Amos Oz foi leitura de cabeceira por muito tempo. Não sabia de sua historia de vida tão sofrida.
O que eu queria te dizer aqui é que ao ler este teu texto e Jerusalem não busquei crítica política da atualidade nem maiores considerações da complexa questão palestina. Para isso acompanho desde as primeiras publicações de Sartre anos 60 até todo tipo de analises e debates especialisados da literatura e mídia. A riquesa de seus textos está no depoimento vivo e sensível de um jóvem de 18 anos embrenhado numa experiência rara para um brasileiro sobretudo não judeu, mas cheio de curiosidade de mundo. E ainda hoje, em Jerusalem, lembrando com argucia passagens marcantes vividas em determinado tempo naquelas plagas, digamos, dolorosas, palestinas/isrraelenses, sem solução à vista, mas cheias de descobertas prá quem está escrevendo.
O que conta e o que fica da leitura de seus textos é a doçura e a leveza do leite e do mel que vc bebeu numa aventura que a sua juventude escolheu viver.
Grd abr
Rosa
Fico contente que você tenha captado o espírito desse memorialismo de andanças. Como ele não é feito para galvanizar unanimidades, nem para substituir o jornal, vez por outra alguém vem em meu socorro para me reconfortar das bordoadas com que me agraciam.

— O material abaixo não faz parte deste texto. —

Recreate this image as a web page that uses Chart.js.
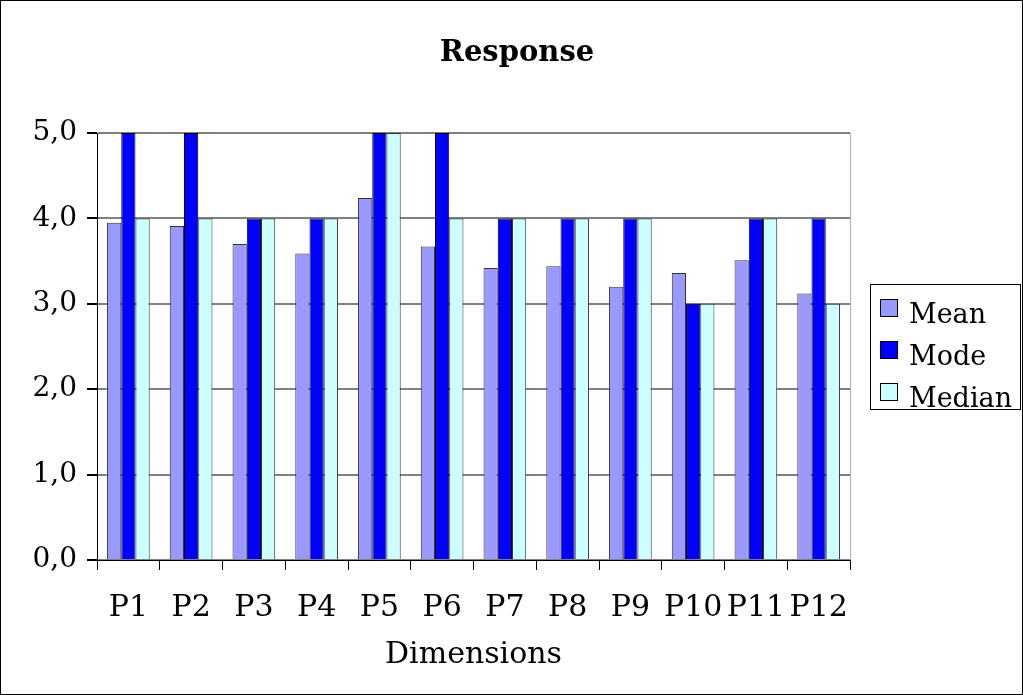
<!DOCTYPE html>
<html lang="en">
<head>
    <meta charset="UTF-8">
    <title>Response</title>
    <script src="https://cdn.jsdelivr.net/npm/chart.js"></script>
    <style>
        * { margin: 0; padding: 0; box-sizing: border-box; }
        body { background: #fff; }
    </style>
</head>
<body>
    <canvas id="responseChart" width="1023" height="695"></canvas>

    <script>
        // chart values
        const categories = ['P1', 'P2', 'P3', 'P4', 'P5', 'P6', 'P7', 'P8', 'P9', 'P10', 'P11', 'P12'];
        const meanValues = [3.95, 3.91, 3.70, 3.59, 4.24, 3.67, 3.42, 3.44, 3.20, 3.36, 3.51, 3.12];
        const modeValues = [5, 5, 4, 4, 5, 5, 4, 4, 4, 3, 4, 4];
        const medianValues = [4, 4, 4, 4, 5, 4, 4, 4, 4, 3, 4, 3];
        const yTicks = [0, 1, 2, 3, 4, 5];

        const serif = "'DejaVu Serif', 'Liberation Serif', serif";

        // outer frame, title, legend box and the light right edge of the plot
        const framePlugin = {
            id: 'framePlugin',
            afterDraw(chart) {
                const c = chart.ctx;
                const a = chart.chartArea;
                c.save();
                c.strokeStyle = '#b0b0b0';
                c.lineWidth = 1;
                c.beginPath();
                c.moveTo(Math.round(a.right) + 0.5, a.top);
                c.lineTo(Math.round(a.right) + 0.5, a.bottom);
                c.stroke();

                c.strokeStyle = '#000';
                c.strokeRect(0.5, 0.5, chart.width - 1, chart.height - 1);

                c.fillStyle = '#000';
                c.textAlign = 'center';
                c.textBaseline = 'middle';
                c.font = 'bold 29px ' + serif;
                c.fillText('Response', 517, 53);

                // legend
                c.strokeRect(870.5, 284.5, 150, 125);
                c.font = '27px ' + serif;
                c.textAlign = 'left';
                c.textBaseline = 'alphabetic';
                chart.data.datasets.forEach((ds, i) => {
                    const y = 299 + i * 42;
                    c.fillStyle = ds.backgroundColor;
                    c.fillRect(880, y, 17, 17);
                    c.strokeStyle = '#000';
                    c.strokeRect(880.5, y + 0.5, 17, 17);
                    c.fillStyle = '#000';
                    c.fillText(ds.label, 909, y + 24);
                });
                c.restore();
            }
        };

        const ctx = document.getElementById('responseChart').getContext('2d');
        new Chart(ctx, {
            type: 'bar',
            data: {
                labels: categories,
                datasets: [{
                    label: 'Mean',
                    data: meanValues,
                    backgroundColor: '#9999ff',
                    borderColor: '#333',
                    borderWidth: 1
                }, {
                    label: 'Mode',
                    data: modeValues,
                    backgroundColor: '#0000ff',
                    borderColor: '#000',
                    borderWidth: 1
                }, {
                    label: 'Median',
                    data: medianValues,
                    backgroundColor: '#ccffff',
                    borderColor: '#333',
                    borderWidth: 1
                }]
            },
            options: {
                responsive: false,
                animation: false,
                layout: { padding: { left: 0, right: 173, top: 133, bottom: 0 } },
                datasets: {
                    bar: { barPercentage: 1, categoryPercentage: 0.68 }
                },
                scales: {
                    x: {
                        afterFit(axis) {
                            axis.height = 135;
                        },
                        grid: {
                            drawOnChartArea: false,
                            color: '#000',
                            tickLength: 10
                        },
                        border: { color: '#000' },
                        ticks: {
                            color: '#000',
                            font: { family: serif, size: 30 },
                            maxRotation: 0,
                            autoSkip: false,
                            padding: 20
                        },
                        title: {
                            display: true,
                            text: 'Dimensions',
                            color: '#000',
                            font: { family: serif, size: 30 },
                            padding: { top: 0, bottom: 22 }
                        }
                    },
                    y: {
                        min: 0,
                        max: 5,
                        afterBuildTicks(axis) {
                            axis.ticks = yTicks.map(v => ({ value: v }));
                        },
                        afterFit(axis) {
                            axis.width = 97;
                        },
                        grid: {
                            color: '#808080',
                            lineWidth: 2,
                            tickColor: '#000',
                            tickLength: 10
                        },
                        border: { color: '#000' },
                        ticks: {
                            color: '#000',
                            font: { family: serif, size: 28 },
                            padding: 10,
                            callback: v => v.toFixed(1).replace('.', ',')
                        }
                    }
                },
                plugins: {
                    legend: { display: false },
                    tooltip: { enabled: false }
                }
            },
            plugins: [framePlugin]
        });
    </script>
</body>
</html>
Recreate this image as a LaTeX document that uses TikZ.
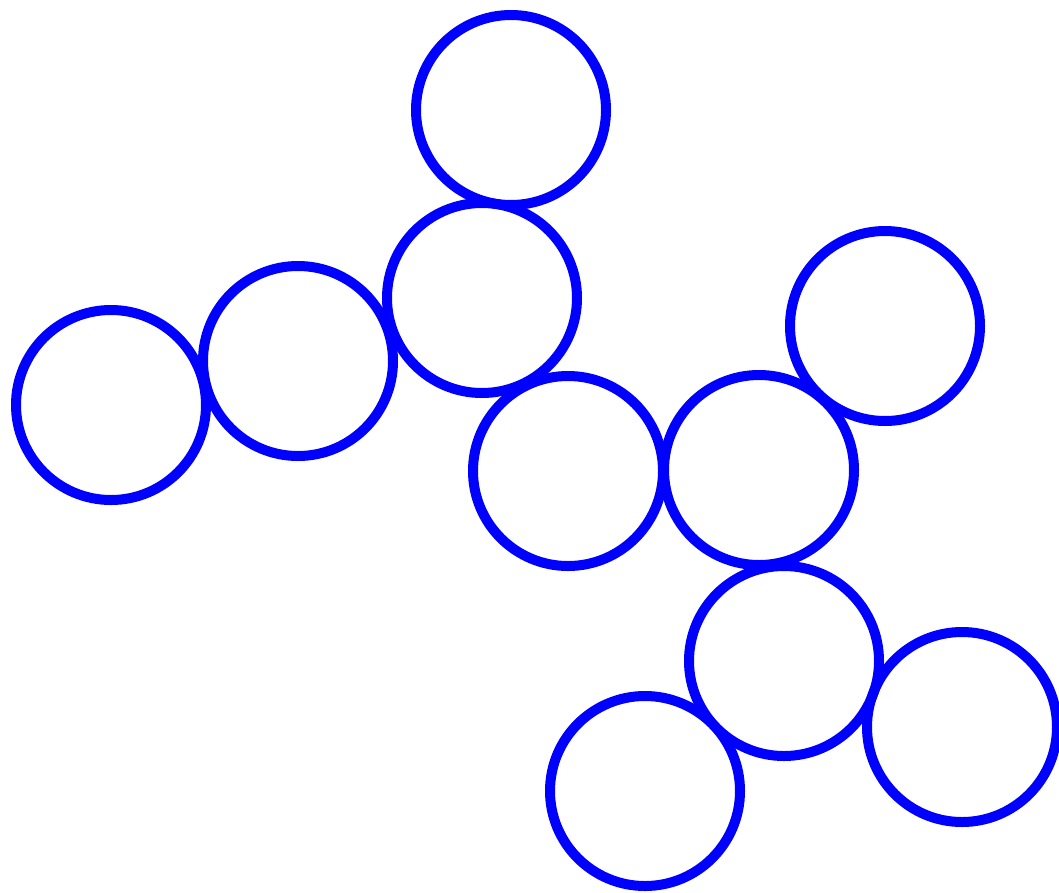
\documentclass[tikz,border=0pt]{standalone}
\begin{document}
\begin{tikzpicture}[x=1pt,y=-1pt,
  ring/.style={circle,draw=blue,line width=10pt,minimum size=190pt,inner sep=0pt}]
\useasboundingbox (0,0) rectangle (1059,892);
\node[ring] (c1) at (511,110) {};
\node[ring] (c2) at (482,298) {};
\node[ring] (c3) at (298,361) {};
\node[ring] (c4) at (111,405) {};
\node[ring] (c5) at (568,471) {};
\node[ring] (c6) at (759,470) {};
\node[ring] (c7) at (885,326) {};
\node[ring] (c8) at (784,661) {};
\node[ring] (c9) at (962,727) {};
\node[ring] (c10) at (645,791) {};
\end{tikzpicture}
\end{document}
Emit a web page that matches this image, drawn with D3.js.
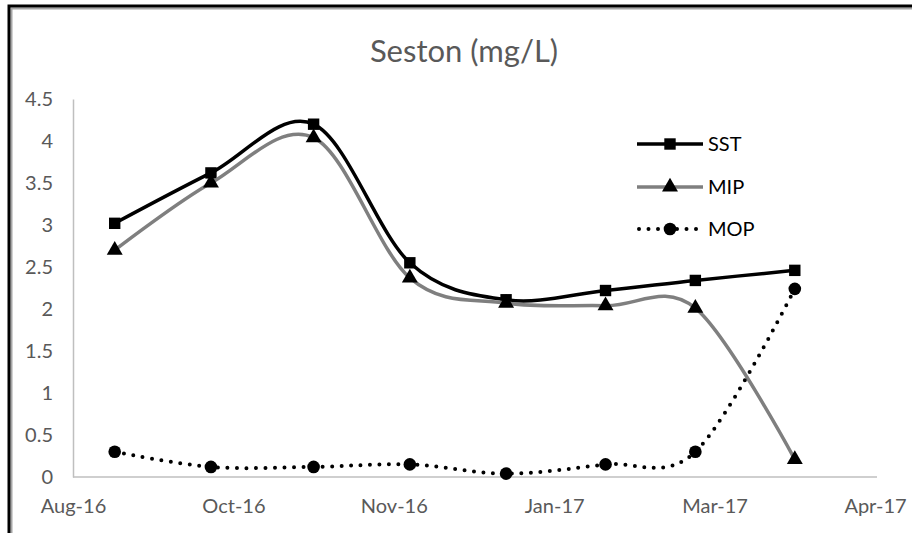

Pois eis que Clemente escreveu recentemente e disse que esses textos se enquadram – no último degrau da categoria, por certo – numa rubrica denominada “literatura de reminiscências”. Cujo autor de referência é Álvaro Moreyra, autor de um certo “As amargas, não”. Estou atrás desse livro.
O que quer dizer que tenho companhia. E uma leitora com sua sensibilidade. Obrigado.